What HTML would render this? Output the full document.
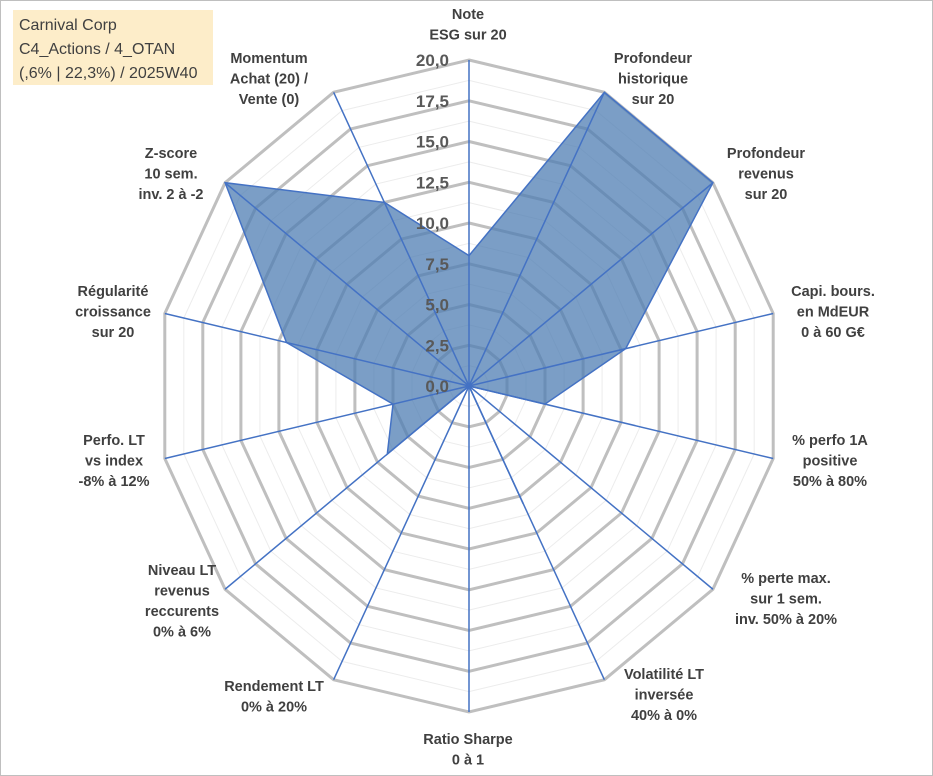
<!DOCTYPE html>
<html><head><meta charset="utf-8"><style>
html,body{margin:0;padding:0;background:#fff;}
svg{display:block;font-family:"Liberation Sans",sans-serif;}
</style></head><body>
<svg id="chart" width="933" height="776" viewBox="0 0 933 776">
<rect x="0.5" y="0.5" width="932" height="775" fill="#fff" stroke="#bfbfbf"/>
<g>
<rect x="13" y="10" width="200" height="75" fill="#fdedc9"/>
<text x="19" y="30" font-size="16" fill="#404040">Carnival Corp</text>
<text x="19" y="54" font-size="16" fill="#404040">C4_Actions / 4_OTAN</text>
<text x="19" y="78" font-size="16" fill="#404040">(,6% | 22,3%) / 2025W40</text>
</g>
<g id="grid"></g><g id="series"></g><g id="axes"></g><g id="labels"></g>
</svg>
<script>
const categories = [
 ["Note","ESG sur 20"],
 ["Profondeur","historique","sur 20"],
 ["Profondeur","revenus","sur 20"],
 ["Capi. bours.","en MdEUR","0 à 60 G€"],
 ["% perfo 1A","positive","50% à 80%"],
 ["% perte max.","sur 1 sem.","inv. 50% à 20%"],
 ["Volatilité LT","inversée","40% à 0%"],
 ["Ratio Sharpe","0 à 1"],
 ["Rendement LT","0% à 20%"],
 ["Niveau LT","revenus","reccurents","0% à 6%"],
 ["Perfo. LT","vs index","-8% à 12%"],
 ["Régularité","croissance","sur 20"],
 ["Z-score","10 sem.","inv. 2 à -2"],
 ["Momentum","Achat (20) /","Vente (0)"]
];
const values = [8, 20, 20, 10.3, 5, 0, 8, 0, 0, 6.7, 5, 12, 20, 12.5];
const tickValues = [0, 2.5, 5, 7.5, 10, 12.5, 15, 17.5, 20];
const tickLabels = ["0,0","2,5","5,0","7,5","10,0","12,5","15,0","17,5","20,0"];
const labelPos = [[468,14],[653,58],[766,153],[833,291],[830,440],[786,578],[664,674],[468,739],[274,686],[182,570],[114,440],[113,291],[171,153],[269,58]];

const NS="http://www.w3.org/2000/svg";
const cx=469, cy=386, rx=312, ry=326, maxV=20, N=categories.length;
function ang(i){return i*2*Math.PI/N;}
function px(i,v){return cx+Math.sin(ang(i))*rx*v/maxV;}
function py(i,v){return cy-Math.cos(ang(i))*ry*v/maxV;}
function mk(tag,attrs,parent){const e=document.createElementNS(NS,tag);for(const k in attrs)e.setAttribute(k,attrs[k]);parent.appendChild(e);return e;}
const grid=document.getElementById('grid'),ser=document.getElementById('series'),axes=document.getElementById('axes'),labels=document.getElementById('labels');
// minor rings
for(let t=1.25;t<20;t+=2.5){
 const pts=categories.map((c,i)=>px(i,t).toFixed(1)+","+py(i,t).toFixed(1)).join(" ");
 const p=mk('polygon',{points:pts,fill:'none',stroke:'#ececec','stroke-width':1},grid);
 
 
}
tickValues.forEach((t,k)=>{
 if(t===0)return;
 const pts=categories.map((c,i)=>px(i,t).toFixed(1)+","+py(i,t).toFixed(1)).join(" ");
 const p=mk('polygon',{points:pts,fill:'none',stroke:'#bfbfbf','stroke-width':3},grid);
 
 
});
const spts=values.map((v,i)=>px(i,v).toFixed(1)+","+py(i,v).toFixed(1)).join(" ");
const poly=mk('polygon',{points:spts,fill:'#4f7eb3','fill-opacity':0.75,stroke:'#4472c4','stroke-width':1.5,'stroke-linejoin':'miter'},ser);


categories.forEach((c,i)=>{
 const l=mk('line',{x1:cx,y1:cy,x2:px(i,maxV),y2:py(i,maxV),stroke:'#4472c4','stroke-width':1.5},axes);
 
 
 const t=mk('text',{x:labelPos[i][0],'text-anchor':'middle','font-size':14.5,'font-weight':'bold',fill:'#404040'},labels);
 
 
 c.forEach((line,j)=>{const s=mk('tspan',{x:labelPos[i][0],y:labelPos[i][1]+5+j*20.5},t);s.textContent=line;});
});
tickValues.forEach((t,k)=>{
 const e=mk('text',{x:449,y:py(0,t)+6,'text-anchor':'end','font-size':17,'font-weight':'bold',fill:'#595959'},labels);
 
 
 e.textContent=tickLabels[k];
});
</script>
</body></html>
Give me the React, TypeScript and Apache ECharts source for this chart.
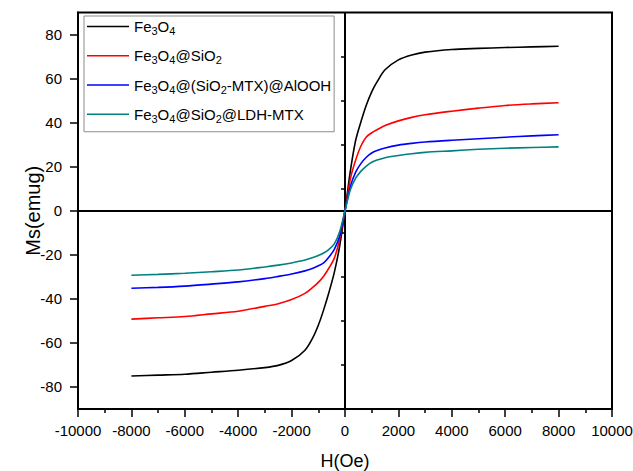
import React, { useEffect, useRef } from "react";
import * as echarts from "echarts";

// Magnetic field H (Oe)
const fieldH = [-8000, -7000, -6000, -5000, -4000, -3000, -2500, -2000, -1500, -1200, -1000, -800, -600, -400, -200, 0, 200, 400, 600, 800, 1000, 1200, 1500, 2000, 2500, 3000, 4000, 5000, 6000, 7000, 8000];

// Magnetization Ms (emu/g)
const msFe3O4 = [-75, -74.6, -74.2, -73.3, -72.4, -71.2, -70.2, -68, -63.3, -57.5, -52, -45, -37, -28, -16, 0, 18, 32, 40.5, 48, 54, 58.5, 64, 68.5, 70.7, 72, 73.2, 73.7, 74.1, 74.4, 74.7];
const msFe3O4SiO2 = [-49.2, -48.6, -48, -46.8, -45.6, -43.4, -42.2, -40.3, -37.5, -34.7, -32.5, -29.7, -26, -21.5, -13, 0, 14.5, 23, 29.5, 33.5, 35.4, 36.8, 38.7, 40.8, 42.4, 43.6, 45.2, 46.6, 47.8, 48.5, 49];
const msAlOOH = [-35.2, -34.8, -34.2, -33.3, -32.3, -30.8, -29.8, -28.7, -27.3, -26.1, -25, -23.7, -21, -17.5, -11.5, 0, 11, 17.5, 21.5, 24.3, 26.2, 27.3, 28.5, 29.8, 30.6, 31.2, 32, 32.7, 33.4, 34, 34.5];
const msLDH = [-29.3, -28.9, -28.4, -27.7, -26.9, -25.5, -24.7, -23.7, -22.4, -21.2, -20.3, -19.2, -17.5, -15, -9.5, 0, 9.5, 14.8, 18, 20.3, 22, 23, 24.1, 25.1, 25.9, 26.5, 27.2, 27.9, 28.4, 28.7, 29];

const seriesNames = ["Fe3O4", "Fe3O4@SiO2", "Fe3O4@(SiO2-MTX)@AlOOH", "Fe3O4@SiO2@LDH-MTX"];
const seriesRich = [
  "{n|Fe}{s|3}{n|O}{s|4}",
  "{n|Fe}{s|3}{n|O}{s|4}{n|@SiO}{s|2}",
  "{n|Fe}{s|3}{n|O}{s|4}{n|@(SiO}{s|2}{n|-MTX)@AlOOH}",
  "{n|Fe}{s|3}{n|O}{s|4}{n|@SiO}{s|2}{n|@LDH-MTX}",
];
const seriesValues = [msFe3O4, msFe3O4SiO2, msAlOOH, msLDH];
const seriesColors = ["#000000", "#ff0000", "#0000ff", "#008080"];

const xTicks = [-10000, 10000, 2000];
const yMajorTicks = [-80, -60, -40, -20, 0, 20, 40, 60, 80];
const yMinorTicks = [-70, -50, -30, -10, 10, 30, 50, 70];

const FONT = "'Liberation Sans', Arial, Helvetica, sans-serif";

export default function App() {
  const ref = useRef<HTMLDivElement>(null);
  useEffect(() => {
    document.body.style.margin = "0";
    if (!ref.current) return;
    const chart = echarts.init(ref.current, null, { renderer: "svg" });
    const gridPos = { left: 78, right: 21, top: 12.5, bottom: 62, containLabel: false, outerBoundsMode: "none" };
    const series: any[] = seriesNames.map((name, i) => ({
      name,
      type: "line",
      xAxisIndex: 0,
      yAxisIndex: 0,
      data: fieldH.map((h, j) => [h, seriesValues[i][j]]),
      symbol: "none",
      showSymbol: false,
      smooth: 0.3,
      lineStyle: { color: seriesColors[i], width: 1.6 },
      itemStyle: { color: seriesColors[i] },
      z: 3,
    }));
    series[0].markLine = {
      silent: true,
      symbol: ["none", "none"],
      label: { show: false },
      lineStyle: { color: "#000", width: 2, type: "solid" },
      emphasis: { disabled: true },
      data: [{ xAxis: 0 }, { yAxis: 0 }],
      z: 1,
    };
    chart.setOption({
      animation: false,
      backgroundColor: "#ffffff",
      textStyle: { fontFamily: FONT },
      grid: [
        { ...gridPos, show: true, borderColor: "#000", borderWidth: 2, backgroundColor: "transparent" },
        { ...gridPos },
      ],
      legend: {
        left: 84,
        top: 16,
        orient: "vertical",
        selectedMode: false,
        backgroundColor: "#fff",
        borderColor: "#8c8c8c",
        borderWidth: 1,
        padding: [3, 3, 7.5, 3],
        icon: "rect",
        itemWidth: 42,
        itemHeight: 1.6,
        itemGap: 11.75,
        data: seriesNames,
        formatter: (name: string) => seriesRich[seriesNames.indexOf(name)],
        textStyle: {
          fontFamily: FONT,
          color: "#000",
          fontSize: 15,
          rich: {
            n: { fontSize: 15, lineHeight: 20, fontFamily: FONT, color: "#000" },
            s: { fontSize: 11, lineHeight: 6, verticalAlign: "bottom", fontFamily: FONT, color: "#000" },
          },
        },
      },
      xAxis: [
        {
          type: "value",
          gridIndex: 0,
          min: xTicks[0],
          max: xTicks[1],
          interval: xTicks[2],
          position: "bottom",
          name: "H(Oe)",
          nameLocation: "middle",
          nameGap: 43,
          nameMoveOverlap: false,
          nameTextStyle: { fontSize: 18, color: "#000", fontFamily: FONT },
          axisLine: { show: true, onZero: false, lineStyle: { color: "#000", width: 2 } },
          axisTick: { show: true, inside: false, length: 8, lineStyle: { color: "#000", width: 1.5 } },
          minorTick: { show: true, splitNumber: 2, length: 4, lineStyle: { color: "#000", width: 1.5 } },
          splitLine: { show: false },
          minorSplitLine: { show: false },
          axisLabel: {
            fontSize: 15,
            color: "#000",
            margin: 14,
            fontFamily: FONT,
            showMinLabel: true,
            showMaxLabel: true,
            hideOverlap: false,
            formatter: (v: number) => String(v),
          },
        },
        {
          type: "value",
          gridIndex: 1,
          min: xTicks[0],
          max: xTicks[1],
          show: false,
        },
      ],
      yAxis: [
        {
          type: "value",
          gridIndex: 0,
          min: -90,
          max: 90,
          interval: 10,
          position: "left",
          name: "Ms(emug)",
          nameLocation: "middle",
          nameGap: 35,
          nameMoveOverlap: false,
          nameTextStyle: { fontSize: 20, color: "#000", fontFamily: FONT },
          axisLine: { show: true, onZero: false, lineStyle: { color: "#000", width: 2 } },
          axisTick: { show: true, inside: false, length: 8, customValues: yMajorTicks, lineStyle: { color: "#000", width: 1.5 } },
          splitLine: { show: false },
          axisLabel: {
            fontSize: 15,
            color: "#000",
            margin: 16,
            fontFamily: FONT,
            customValues: yMajorTicks,
            formatter: (v: number) => String(v),
          },
        },
        {
          type: "value",
          gridIndex: 1,
          min: -90,
          max: 90,
          interval: 10,
          position: "left",
          axisLine: { show: false },
          axisTick: { show: true, inside: false, length: 4, customValues: yMinorTicks, lineStyle: { color: "#000", width: 1.5 } },
          axisLabel: { show: false },
          splitLine: { show: false },
        },
      ],
      series,
    });
    return () => chart.dispose();
  }, []);
  return <div ref={ref} style={{ width: 633, height: 471 }} />;
}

------------------------------------------------

■ To do
Print out, exactly and with nothing added, the lines starting at the line holding "Give me the" and ending at the line holding "28.4, 28.7, 29];", minus any pictures.

■ Task output
Give me the React, TypeScript and Apache ECharts source for this chart.
import React, { useEffect, useRef } from "react";
import * as echarts from "echarts";

// Magnetic field H (Oe)
const fieldH = [-8000, -7000, -6000, -5000, -4000, -3000, -2500, -2000, -1500, -1200, -1000, -800, -600, -400, -200, 0, 200, 400, 600, 800, 1000, 1200, 1500, 2000, 2500, 3000, 4000, 5000, 6000, 7000, 8000];

// Magnetization Ms (emu/g)
const msFe3O4 = [-75, -74.6, -74.2, -73.3, -72.4, -71.2, -70.2, -68, -63.3, -57.5, -52, -45, -37, -28, -16, 0, 18, 32, 40.5, 48, 54, 58.5, 64, 68.5, 70.7, 72, 73.2, 73.7, 74.1, 74.4, 74.7];
const msFe3O4SiO2 = [-49.2, -48.6, -48, -46.8, -45.6, -43.4, -42.2, -40.3, -37.5, -34.7, -32.5, -29.7, -26, -21.5, -13, 0, 14.5, 23, 29.5, 33.5, 35.4, 36.8, 38.7, 40.8, 42.4, 43.6, 45.2, 46.6, 47.8, 48.5, 49];
const msAlOOH = [-35.2, -34.8, -34.2, -33.3, -32.3, -30.8, -29.8, -28.7, -27.3, -26.1, -25, -23.7, -21, -17.5, -11.5, 0, 11, 17.5, 21.5, 24.3, 26.2, 27.3, 28.5, 29.8, 30.6, 31.2, 32, 32.7, 33.4, 34, 34.5];
const msLDH = [-29.3, -28.9, -28.4, -27.7, -26.9, -25.5, -24.7, -23.7, -22.4, -21.2, -20.3, -19.2, -17.5, -15, -9.5, 0, 9.5, 14.8, 18, 20.3, 22, 23, 24.1, 25.1, 25.9, 26.5, 27.2, 27.9, 28.4, 28.7, 29];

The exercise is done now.